**DESCRIPTION OF THE TASK**
Repeat everything from the first line of the listing below through the line that contains "11, 1, 1, 1, 1]", exactly. Leave out pictures.
▼
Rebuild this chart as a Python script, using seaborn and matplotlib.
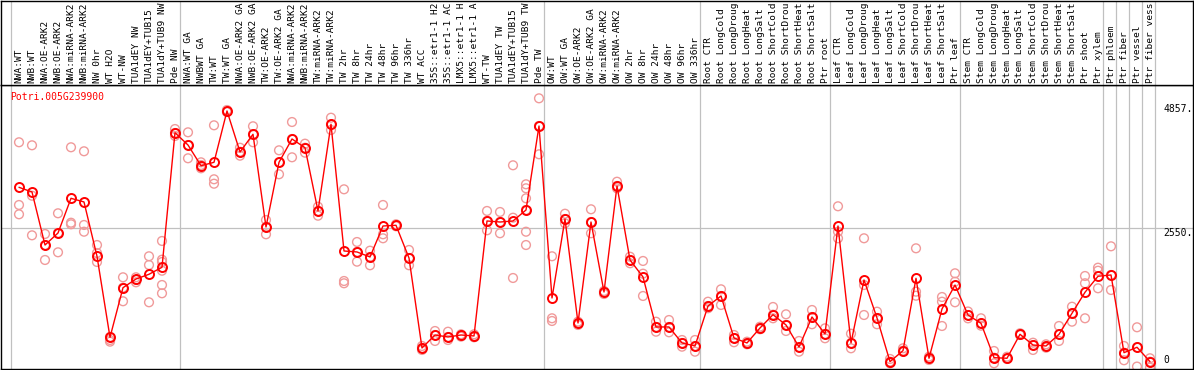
import numpy as np
import pandas as pd
import seaborn as sns
import matplotlib.pyplot as plt

sns.set_style("white")
plt.rcParams['font.family'] = ['DejaVu Sans Mono']

gene_id = "Potri.005G239900"

# sample names as they show in the chart header (long ones are cut there)
samples = [
    "NWA:WT", "NWB:WT", "NWA:OE-ARK2", "NWB:OE-ARK2", "NWA:miRNA-ARK2", "NWB:miRNA-ARK2",
    "NW 0hr", "WT H2O", "WT-NW", "TUA1dEY NW", "TUA1dEY+TUB15", "TUA1dY+TUB9 NW", "Pde NW",
    "NWA:WT GA", "NWBWT GA", "TW:WT", "TW:WT GA", "NWA:OE-ARK2 GA", "NWB:OE-ARK2 GA",
    "TW:OE-ARK2", "TW:OE-ARK2 GA", "NWA:miRNA-ARK2", "NWB:miRNA-ARK2", "TW:miRNA-ARK2",
    "TW:miRNA-ARK2", "TW 2hr", "TW 8hr", "TW 24hr", "TW 48hr", "TW 96hr", "TW 336hr",
    "WT ACC", "35S::etr1-1 H2", "35S::etr1-1 AC", "LMX5::etr1-1 H", "LMX5::etr1-1 A",
    "WT-TW", "TUA1dEY TW", "TUA1dEY+TUB15", "TUA1dY+TUB9 TW", "Pde TW",
    "OW:WT", "OW:WT GA", "OW:OE-ARK2", "OW:OE-ARK2 GA", "OW:miRNA-ARK2", "OW:miRNA-ARK2",
    "OW 2hr", "OW 8hr", "OW 24hr", "OW 48hr", "OW 96hr", "OW 336hr",
    "Root CTR", "Root LongCold", "Root LongDroug", "Root LongHeat", "Root LongSalt",
    "Root ShortCold", "Root ShortDrou", "Root ShortHeat", "Root ShortSalt", "Ptr root",
    "Leaf CTR", "Leaf LongCold", "Leaf LongDroug", "Leaf LongHeat", "Leaf LongSalt",
    "Leaf ShortCold", "Leaf ShortDrou", "Leaf ShortHeat", "Leaf ShortSalt", "Ptr leaf",
    "Stem CTR", "Stem LongCold", "Stem LongDroug", "Stem LongHeat", "Stem LongSalt",
    "Stem ShortCold", "Stem ShortDrou", "Stem ShortHeat", "Stem ShortSalt", "Ptr shoot",
    "Ptr xylem", "Ptr phloem", "Ptr fiber", "Ptr vessel", "Ptr fiber vess",
]
group_sizes = [13, 28, 12, 10, 10, 11, 1, 1, 1, 1]

mean_expr = [
    3307, 3220, 2236, 2459, 3103, 3035, 2027, 523, 1444, 1605, 1693, 1823, 4321,
    4092, 3708, 3771, 4724, 3963, 4291, 2571, 3771, 4204, 4042, 2868, 4477, 2125,
    2107, 2014, 2589, 2602, 1995, 325, 566, 529, 566, 548, 2682, 2663, 2682, 2886, 4445,
    1253, 2719, 789, 2663, 1364, 3332, 1958, 1643, 715, 715, 418, 362,
    1104, 1290, 510, 418, 696, 943, 752, 343, 900, 585,
    2589, 418, 1587, 882, 71, 275, 1618, 134, 1049, 1494,
    937, 783, 145, 134, 579, 380, 362, 579, 969, 1359, 1656,
    1680, 238, 338, 71,
]

replicates = [
    [4143, 2979, 2806], [4087, 3151, 2416], [2441, 2236, 1958], [2825, 2101, 2459],
    [4050, 2650, 2621], [3976, 2608, 2483], [2236, 2088, 1921], [529, 473, 442],
    [1637, 1192, 1444], [1637, 1544, 1587], [2027, 1865, 1173],
    [2311, 1964, 1921, 1759, 1494, 1340], [4389, 4315, 4260],
    [4328, 3846, 4092], [3771, 3660, 3721], [4458, 3456, 3374], [4742, 4711, 4705],
    [4042, 3894, 3968], [4440, 4143, 4291], [2700, 2435, 2571], [3994, 3549, 3771],
    [4519, 3864, 4204], [4117, 3950, 4042], [2947, 2780, 2868], [4599, 4371, 4477],
    [3270, 1568, 1526], [2292, 1927, 2107], [2131, 1860, 2014], [2979, 2435, 2361],
    [2621, 2584, 2602], [2144, 1860, 1995], [362, 288, 325], [640, 455, 566],
    [627, 473, 529], [579, 535, 566], [579, 523, 548], [2868, 2509, 2682],
    [2849, 2454, 2663], [3716, 2743, 1624], [3363, 3289, 3103, 2483, 2236, 2886],
    [4959, 3920, 4445],
    [2027, 876, 826], [2817, 2639, 2719], [813, 752, 789], [2899, 2454, 2663],
    [1383, 1327, 1364], [3411, 3332, 3289], [2019, 1897, 1958], [1940, 1704, 1290],
    [813, 627, 715], [844, 616, 715], [473, 349, 418], [473, 256, 362],
    [1184, 1062, 1104], [1414, 1123, 1290], [566, 431, 510], [442, 393, 418],
    [720, 672, 696], [1086, 876, 943], [950, 640, 752], [455, 256, 343],
    [1030, 765, 900], [690, 505, 585],
    [2955, 2483, 2361], [590, 319, 418], [2361, 1494, 937], [999, 765, 882],
    [121, 41, 71], [319, 256, 275], [2175, 1370, 1295], [163, 102, 134],
    [1271, 1184, 733], [1711, 1555, 1173],
    [1002, 875, 937], [876, 739, 783], [269, 41, 145], [163, 121, 134],
    [598, 566, 579], [423, 288, 380], [393, 330, 362], [733, 455, 579],
    [1091, 813, 969], [1661, 1526, 876], [1815, 1759, 1433],
    [2212, 1401, 1680], [362, 97, 238], [709, -20, 338], [134, -40, 71],
]

ytick_values = [4857, 2550, 0]
ytick_labels = ["4857.", "2550.", "0"]

# long-form tables for seaborn
pos = np.arange(len(samples))
mean_df = pd.DataFrame({"pos": pos, "value": mean_expr})
rep_df = pd.DataFrame(
    [(i, v) for i, reps in enumerate(replicates) for v in reps],
    columns=["pos", "value"],
)

W, H = 1194, 370
fig = plt.figure(figsize=(W / 100, H / 100), dpi=100)
fig.patch.set_facecolor("white")

# pixel geometry: sample i sits at x = 19 + 13*i px
def px2x(px):
    return (px - 19) / 13.0

left_px, right_px = 0.6, 1193.0
ax = fig.add_axes([left_px / W, 1.5 / H, (right_px - left_px) / W, 283.5 / H])
ax_top = fig.add_axes([left_px / W, (H - 85) / H, (right_px - left_px) / W, 84.5 / H])

for a in (ax, ax_top):
    a.set_xlim(px2x(left_px), px2x(right_px))
    a.set_xticks([])
    a.set_yticks([])
    a.set_facecolor("white")
    for s in a.spines.values():
        s.set_color("black")
        s.set_linewidth(1.0)
ax_top.set_ylim(0, 1)
ax.set_ylim(-56, 5206)

# group separators
bounds = np.concatenate([[0], np.cumsum(group_sizes)]) - 0.6
for b in bounds:
    ax.axvline(b, color="#c0c0c0", lw=0.9, zorder=0)
    ax_top.axvline(b, color="#c0c0c0", lw=0.9, zorder=0)
ax.axhline(2550, color="#c0c0c0", lw=0.9, zorder=0)

# replicate points
sns.scatterplot(data=rep_df, x="pos", y="value", ax=ax, marker="o",
                facecolor="none", edgecolor="#f09a9a", linewidth=1.0, s=40,
                zorder=2, legend=False)

# mean line
sns.lineplot(data=mean_df, x="pos", y="value", ax=ax, color="red", lw=1.0,
             marker="o", markersize=6.5, markerfacecolor="none",
             markeredgecolor="red", markeredgewidth=1.4, zorder=3)
ax.set_xlabel("")
ax.set_ylabel("")
ax.set_xticks([])
ax.set_yticks([])

# value labels on the right
for v, lab in zip(ytick_values, ytick_labels):
    ax.text(px2x(1163), v, lab, fontsize=7, color="black",
            va="bottom" if v == 0 else "top", ha="left")

ax.text(10 / (right_px - left_px), 1 - 12 / 283.5, gene_id, transform=ax.transAxes,
        fontsize=7, color="red", va="center", ha="left")

# sample labels
for i, lab in enumerate(samples):
    ax_top.text(i, 2 / 85, lab, rotation=90, fontsize=6.8, color="black",
                ha="center", va="bottom", clip_on=True)

fig.savefig("out.png", dpi=100, facecolor="white")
▲
**OUTPUT FOR THIS EXERCISE**
Rebuild this chart as a Python script, using seaborn and matplotlib.
import numpy as np
import pandas as pd
import seaborn as sns
import matplotlib.pyplot as plt

sns.set_style("white")
plt.rcParams['font.family'] = ['DejaVu Sans Mono']

gene_id = "Potri.005G239900"

# sample names as they show in the chart header (long ones are cut there)
samples = [
    "NWA:WT", "NWB:WT", "NWA:OE-ARK2", "NWB:OE-ARK2", "NWA:miRNA-ARK2", "NWB:miRNA-ARK2",
    "NW 0hr", "WT H2O", "WT-NW", "TUA1dEY NW", "TUA1dEY+TUB15", "TUA1dY+TUB9 NW", "Pde NW",
    "NWA:WT GA", "NWBWT GA", "TW:WT", "TW:WT GA", "NWA:OE-ARK2 GA", "NWB:OE-ARK2 GA",
    "TW:OE-ARK2", "TW:OE-ARK2 GA", "NWA:miRNA-ARK2", "NWB:miRNA-ARK2", "TW:miRNA-ARK2",
    "TW:miRNA-ARK2", "TW 2hr", "TW 8hr", "TW 24hr", "TW 48hr", "TW 96hr", "TW 336hr",
    "WT ACC", "35S::etr1-1 H2", "35S::etr1-1 AC", "LMX5::etr1-1 H", "LMX5::etr1-1 A",
    "WT-TW", "TUA1dEY TW", "TUA1dEY+TUB15", "TUA1dY+TUB9 TW", "Pde TW",
    "OW:WT", "OW:WT GA", "OW:OE-ARK2", "OW:OE-ARK2 GA", "OW:miRNA-ARK2", "OW:miRNA-ARK2",
    "OW 2hr", "OW 8hr", "OW 24hr", "OW 48hr", "OW 96hr", "OW 336hr",
    "Root CTR", "Root LongCold", "Root LongDroug", "Root LongHeat", "Root LongSalt",
    "Root ShortCold", "Root ShortDrou", "Root ShortHeat", "Root ShortSalt", "Ptr root",
    "Leaf CTR", "Leaf LongCold", "Leaf LongDroug", "Leaf LongHeat", "Leaf LongSalt",
    "Leaf ShortCold", "Leaf ShortDrou", "Leaf ShortHeat", "Leaf ShortSalt", "Ptr leaf",
    "Stem CTR", "Stem LongCold", "Stem LongDroug", "Stem LongHeat", "Stem LongSalt",
    "Stem ShortCold", "Stem ShortDrou", "Stem ShortHeat", "Stem ShortSalt", "Ptr shoot",
    "Ptr xylem", "Ptr phloem", "Ptr fiber", "Ptr vessel", "Ptr fiber vess",
]
group_sizes = [13, 28, 12, 10, 10, 11, 1, 1, 1, 1]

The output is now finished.